Fusing the deeply open-ended gameplay of Minecraft with the scripted narratives of Telltale Games’ adventures seemed like a mismatch when it was first announced, but that’s exactly what we got in 2015 with Minecraft: Story Mode, and the results were surprisingly charming. Its second season debuts today with the first episode, Hero in Residence. Check out our thoughts on the series premiere in our Minecraft: Story Mode Season 2 review.
Battling for creative control
Season two of Story Mode picks up where the last one left off. The first game’s protagonist Jesse (a scrappy young builder voiced by Patton Oswalt or Catherine Taber) and friends have successfully defeated the rampaging Wither Storm, restoring peace to the blocky world of Minecraft. Having completed their journey from zeroes to heroes, the gang now finds its desire for adventure to be increasingly at odds with the newfound responsibilities that come with being respected leaders in their community. Jesse is particularly busy as the founder and mayor of Beacon Town.
This question about precision vs. creativity sets up a similar thematic dynamic to The Lego Movie.
Adventure calls, however, as it tends to in these situations, breaking Jesse et al. out of their golden handcuffs to protect the world they’ve helped to shape from new threats. These rising menaces include Beacon Town’s neighbor, Champion City, and its meticulous and self-aggrandizing leader, Stella, who tightly controls what everything looks like. Stella’s rigidity about building serves as a sharp contrast to the anarchic, builder-centric creativity of Beacon Town. This question about precision vs. creativity sets up a similar thematic dynamic to The Lego Movie, which had Emmet and Wyldstyle rebelling against the regulated designs of Lord Business.
More serious is the threat posed by an ancient relic Jesse finds early in the episode, which sends Jesse and his friends on a quest to restore balance and quell a mysterious danger from underneath the earth. This journey sends them on a collision course with the Admin, a legendary figure who supposedly created the very world in which they live. The world-building brings to mind 90’s cartoon ReBoot, which followed the sentient virtual denizens of someone’s computer.

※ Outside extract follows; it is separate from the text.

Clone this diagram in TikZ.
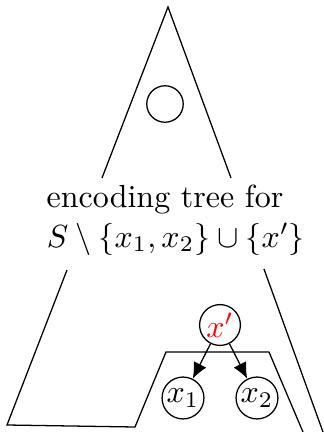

Reuben sandwich, hold the llama
Much of what made the first season of Minecraft: Story Mode work returns here. The cast, which includes comedians Brian Posehn and Patton Oswalt (if you pick the male Jesse), returns, and is just as charming as in the first season. Unfortunately, your pig companion Reuben did not survive to the end of the previous season, so he is absent here. A new animal companion, an ornery llama picks up the “animal friend” mantle, but is hardly a substitute for the cute and loveable Reuben.
Unlike the many Telltale series that adapt narrative media with established characters and stories, such as The Walking Dead, Game of Thrones, or Batman , Minecraft: Story Mode has given the team a relatively blank slate with which to create their own world. The result is grounded in the familiar for Minecraft fans, with all sorts of in-jokes and references to the game, and even appearances from popular streamers as characters like Stampy Cat and stacyplays (as themselves), but it still feels broadly accessible.
Minecraft: Story Mode Season 2 does very little to mix up the Telltale formula, which is a mark for or against it, depending on who’s asking. Fans of the studio’s other titles will feel right at home, with a largely linear narrative that offers a few (often cosmetic) choices and periodically drops the ominous warning that a character “will remember that.” There’s an opportunity to freely build a statue for a friend, and a few puzzles you solve using the crafting bench, but none of the signature creativity from the original game has any real bearing on the story. These additions feel somewhat tacked on, however. Though Minecraft serves as a colorful setting for the game, Story Mode never really manages to bridge that fundamental gap between Minecraft‘s signature open-endedness and Telltale’s narrative model.
Like an old slipper
Minecraft: Story Mode Season 2’s audience will be largely self-selecting. Anyone that enjoyed the first season will be happy for more. Fans of Minecraft and/or Telltale Games at large who did not play the first episodes could certainly jump in with little to no context and follow along easily, but they would be better served by going back to the original first and catching up. This doesn’t innovate on the studio’s well-worn formula at all, and won’t be the Telltale adventure to lure in an unconvinced gamer.